The Deceptive Art of Distraction
Politicians and psychopaths are good at diverting one’s attention from the important things and questions they would rather not answer. They know that attack is the best form of defense. Salespeople are singularly adept at sleight of hand or legerdemain:
- Answer a question with a question.
- Baffle with unimportant facts.
- Use complicated explanations and trickery to throw your pursuers off track.
- Make light of exigent issues.
- Brush off serious accusations with a condescending smirk.
- Hug them while you knife then in the back.
Magicians use distraction all the time.
Even Good People Do This to Avoid Responsibility
My point? I used to attend regular, weekly sales meeting with a group of other SMI Distributors. At every meeting, we Distributors would tell our amazing stories to the meeting leader.
We would talk about all the leads we had “in the pipeline”, all the sales we had narrowly missed, all the things we were “working on”, and all the promises we had heard from our prospective buyers. We also spent a good deal of time making excuses, blaming the weather, the competition, holidays, pricing, traffic, the products we sold, the packaging, the economy, and of course our leader.
At one meeting our leader got up before anyone could start mouthing off, and his words have stayed with me to this day. He said,
“Today, I don’t want to hear any stories, promises, excuses, or lies. Don’t you dare say a word, any of you. This is a silent meeting.
Walk up to the board, take the sharpie, and write down the amount of sales you made last week. That means PAID sales. I will check your figures. Then get out of here, and don’t contact me until the next meeting.

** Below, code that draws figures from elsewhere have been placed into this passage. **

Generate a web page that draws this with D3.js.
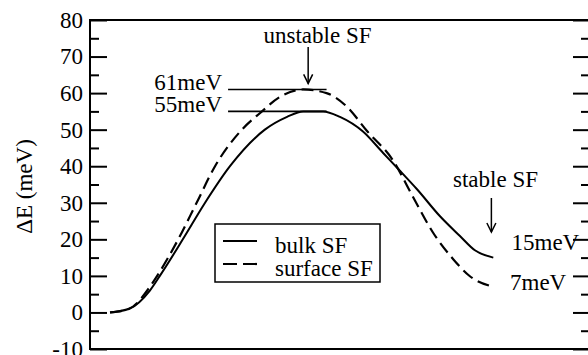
<!DOCTYPE html>
<html>
<head>
<meta charset="utf-8">
<script src="https://cdn.jsdelivr.net/npm/d3@7"></script>
<style>
  html, body { margin: 0; padding: 0; background: #fff; }
  svg { display: block; }
</style>
</head>
<body>
<svg id="chart" width="588" height="355"></svg>
<script>
// Reaction coordinate (0 = start, 1 = end) and energy (meV) along the path
const bulkX = [0, 0.050, 0.104, 0.130, 0.190, 0.248, 0.313, 0.404, 0.462, 0.504, 0.556, 0.600, 0.660, 0.712, 0.757, 0.801, 0.861, 0.913, 0.952, 1.0];
const bulkE = [0, 1.0, 6.0, 10, 20, 30, 40, 50, 53.5, 55, 55, 53.5, 49.5, 43.7, 38.7, 33.7, 26.3, 20.9, 17.0, 15];

const surfX = [0, 0.050, 0.104, 0.123, 0.178, 0.226, 0.274, 0.344, 0.391, 0.444, 0.504, 0.565, 0.618, 0.670, 0.739, 0.791, 0.843, 0.896, 0.939, 1.0];
const surfE = [0, 1.0, 7.0, 10, 20, 30, 40, 50, 54.5, 59, 61, 60, 56.3, 49.7, 41.5, 31.5, 21.8, 14.5, 9.9, 7];

const majorTicks = [-10, 0, 10, 20, 30, 40, 50, 60, 70, 80];
const minorTicks = [-5, 5, 15, 25, 35, 45, 55, 65, 75];

const seriesNames = ["bulk SF", "surface SF"];
const barrierBulk = 55, barrierSurf = 61;
const finalBulk = 15, finalSurf = 7;

const FONT = "'Liberation Serif', Tinos, 'Times New Roman', Times, serif";
const FONT_SIZE = "23px";

const svg = d3.select("#chart");
const plotLeft = 90, plotRight = 590, plotTop = 20, plotBottom = 349;

const x = d3.scaleLinear().domain([-0.0522, 1.2523]).range([plotLeft, plotRight]);
const y = d3.scaleLinear().domain([-10, 80]).range([plotBottom, plotTop]);

function label(sel) {
  return sel.style("font-family", FONT).style("font-size", FONT_SIZE).attr("fill", "#000");
}

// frame
svg.append("rect")
  .attr("x", plotLeft).attr("y", plotTop)
  .attr("width", plotRight - plotLeft).attr("height", plotBottom - plotTop)
  .attr("fill", "none").attr("stroke", "#000").attr("stroke-width", 2);

function styleAxis(g) {
  g.select(".domain").remove();
  g.selectAll(".tick line").attr("stroke", "#000").attr("stroke-width", 2);
}

// left axis: major ticks with labels, minor ticks without
svg.append("g").attr("transform", `translate(${plotLeft},0)`)
  .call(d3.axisLeft(y).tickValues(majorTicks).tickSizeInner(-17).tickSizeOuter(0).tickPadding(7).tickFormat(d => String(d)))
  .call(styleAxis)
  .call(g => label(g.selectAll("text")));
svg.append("g").attr("transform", `translate(${plotLeft},0)`)
  .call(d3.axisLeft(y).tickValues(minorTicks).tickSizeInner(-9).tickSizeOuter(0).tickFormat(""))
  .call(styleAxis);

// right axis mirrors the ticks
svg.append("g").attr("transform", `translate(${plotRight},0)`)
  .call(d3.axisRight(y).tickValues(majorTicks).tickSizeInner(-17).tickSizeOuter(0).tickFormat(""))
  .call(styleAxis);
svg.append("g").attr("transform", `translate(${plotRight},0)`)
  .call(d3.axisRight(y).tickValues(minorTicks).tickSizeInner(-9).tickSizeOuter(0).tickFormat(""))
  .call(styleAxis);

// y title
svg.append("text")
  .attr("transform", `translate(32,${(plotTop + plotBottom) / 2 + 2}) rotate(-90)`)
  .attr("text-anchor", "middle")
  .call(label)
  .text("ΔE (meV)");

// energy curves
const line = d3.line().x(d => x(d[0])).y(d => y(d[1])).curve(d3.curveMonotoneX);
const bulk = bulkX.map((v, i) => [v, bulkE[i]]);
const surf = surfX.map((v, i) => [v, surfE[i]]);

svg.append("path").datum(bulk)
  .attr("d", line).attr("fill", "none").attr("stroke", "#000").attr("stroke-width", 2);
svg.append("path").datum(surf)
  .attr("d", line).attr("fill", "none").attr("stroke", "#000").attr("stroke-width", 2.2)
  .attr("stroke-dasharray", "12,6");

// barrier markers
const levelX0 = x(0.308), levelX1 = x(0.565);
[[barrierSurf, "61meV"], [barrierBulk, "55meV"]].forEach(([v, txt]) => {
  svg.append("line")
    .attr("x1", levelX0).attr("x2", levelX1)
    .attr("y1", y(v)).attr("y2", y(v))
    .attr("stroke", "#000").attr("stroke-width", 1.6);
  svg.append("text")
    .attr("x", levelX0 - 6).attr("y", y(v) + 1)
    .attr("text-anchor", "end")
    .call(label)
    .text(txt);
});

// downward arrow helper
function arrow(cx, y0, y1) {
  svg.append("line").attr("x1", cx).attr("x2", cx).attr("y1", y0).attr("y2", y1)
    .attr("stroke", "#000").attr("stroke-width", 1.5);
  svg.append("path")
    .attr("d", `M${cx - 4.5},${y1 - 9}L${cx},${y1}L${cx + 4.5},${y1 - 9}`)
    .attr("fill", "none").attr("stroke", "#000").attr("stroke-width", 1.5);
}

// saddle point annotation
svg.append("text").attr("x", 317.5).attr("y", 43).attr("text-anchor", "middle").call(label).text("unstable SF");
arrow(x(0.517), 47, y(barrierSurf) - 6);

// end state annotation
svg.append("text").attr("x", 453).attr("y", 187).call(label).text("stable SF");
arrow(x(0.995), 198, 232);
svg.append("text").attr("x", 511.5).attr("y", y(finalBulk) - 8).call(label).text(finalBulk + "meV");
svg.append("text").attr("x", 510).attr("y", y(finalSurf) + 3).call(label).text(finalSurf + "meV");

// legend
const lg = svg.append("g");
lg.append("rect").attr("x", 215).attr("y", 224).attr("width", 165).attr("height", 58)
  .attr("fill", "#fff").attr("stroke", "#000").attr("stroke-width", 1.5);
seriesNames.forEach((name, i) => {
  const yy = 241 + i * 23;
  lg.append("line").attr("x1", 223).attr("x2", 257).attr("y1", yy).attr("y2", yy)
    .attr("stroke", "#000").attr("stroke-width", i ? 2.2 : 2)
    .attr("stroke-dasharray", i ? "14,6" : null);
  lg.append("text").attr("x", 275).attr("y", yy + 12).call(label).text(name);
});
</script>
</body>
</html>
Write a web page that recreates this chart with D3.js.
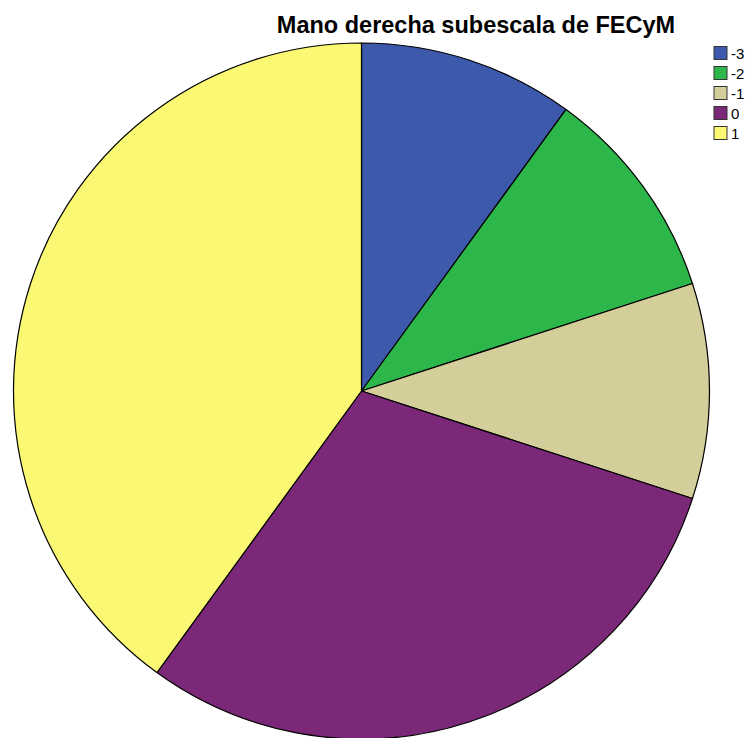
<!DOCTYPE html>
<html>
<head>
<meta charset="utf-8">
<script src="https://cdn.jsdelivr.net/npm/d3@7"></script>
<style>
  body { margin: 0; background: #fff; }
  text { font-family: "Liberation Sans", Arial, sans-serif; }
</style>
</head>
<body>
<div class="chart"></div>
<script>
// categories and their counts
const categories = ['-3', '-2', '-1', '0', '1'];
const counts = [1, 1, 1, 3, 4];
const colors = ['#3d59ab', '#2db74b', '#d4ce9b', '#7b2878', '#fbf873'];

const width = 752, height = 738;
const cx = 361.5, cy = 391, radius = 348;

const data = categories.map((c, i) => ({ cat: c, value: counts[i] }));

const color = d3.scaleOrdinal()
  .domain(categories)
  .range(colors);

const svg = d3.select('.chart')
  .append('svg')
    .attr('width', width)
    .attr('height', height);

// pie starts at 12 o'clock and runs clockwise, in category order
const pie = d3.pie()
  .value(d => d.value)
  .sort(null);

const arc = d3.arc()
  .innerRadius(0)
  .outerRadius(radius);

svg.append('g')
    .attr('transform', `translate(${cx}, ${cy})`)
  .selectAll('path')
    .data(pie(data))
    .enter()
      .append('path')
      .attr('d', arc)
      .attr('fill', d => color(d.data.cat))
      .attr('stroke', '#000')
      .attr('stroke-width', 1.2)
      .attr('stroke-linejoin', 'round');

// title
svg.append('text')
  .attr('x', 476)
  .attr('y', 33)
  .attr('text-anchor', 'middle')
  .style('font-size', '23.5px')
  .style('font-weight', 'bold')
  .text('Mano derecha subescala de FECyM');

// legend
const legend = svg.append('g')
    .selectAll('g')
    .data(categories)
    .enter()
      .append('g')
      .attr('transform', (d, i) => `translate(714, ${46.5 + i * 20})`);

legend.append('rect')
  .attr('width', 13)
  .attr('height', 13)
  .attr('fill', d => color(d))
  .attr('stroke', '#333')
  .attr('stroke-width', 1);

legend.append('text')
  .attr('x', 17)
  .attr('y', 12)
  .style('font-size', '15px')
  .text(d => d);
</script>
</body>
</html>
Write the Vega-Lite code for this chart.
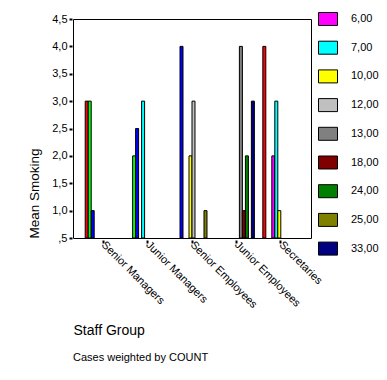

I am only interested in results. Next week, I will fire the Distributor with the lowest sales. Now get out!”
We doubled our sales as a result of that valuable lesson.
Shape Up or Ship Out
Losers and underachievers specialize in the deceptive art of distraction. They will:
- ask you irrelevant questions
- create rumors
- seem very busy
- make excuses for everything
If you allow this kind of behavior, you reinforce their failure to take responsibility and you encourage them to become parasites and posers.
When you focus on results and refuse to be distracted, you’ll get them to shape up or ship out. And you’ll save loads of time.
Talk is cheap, and money buys the whiskey.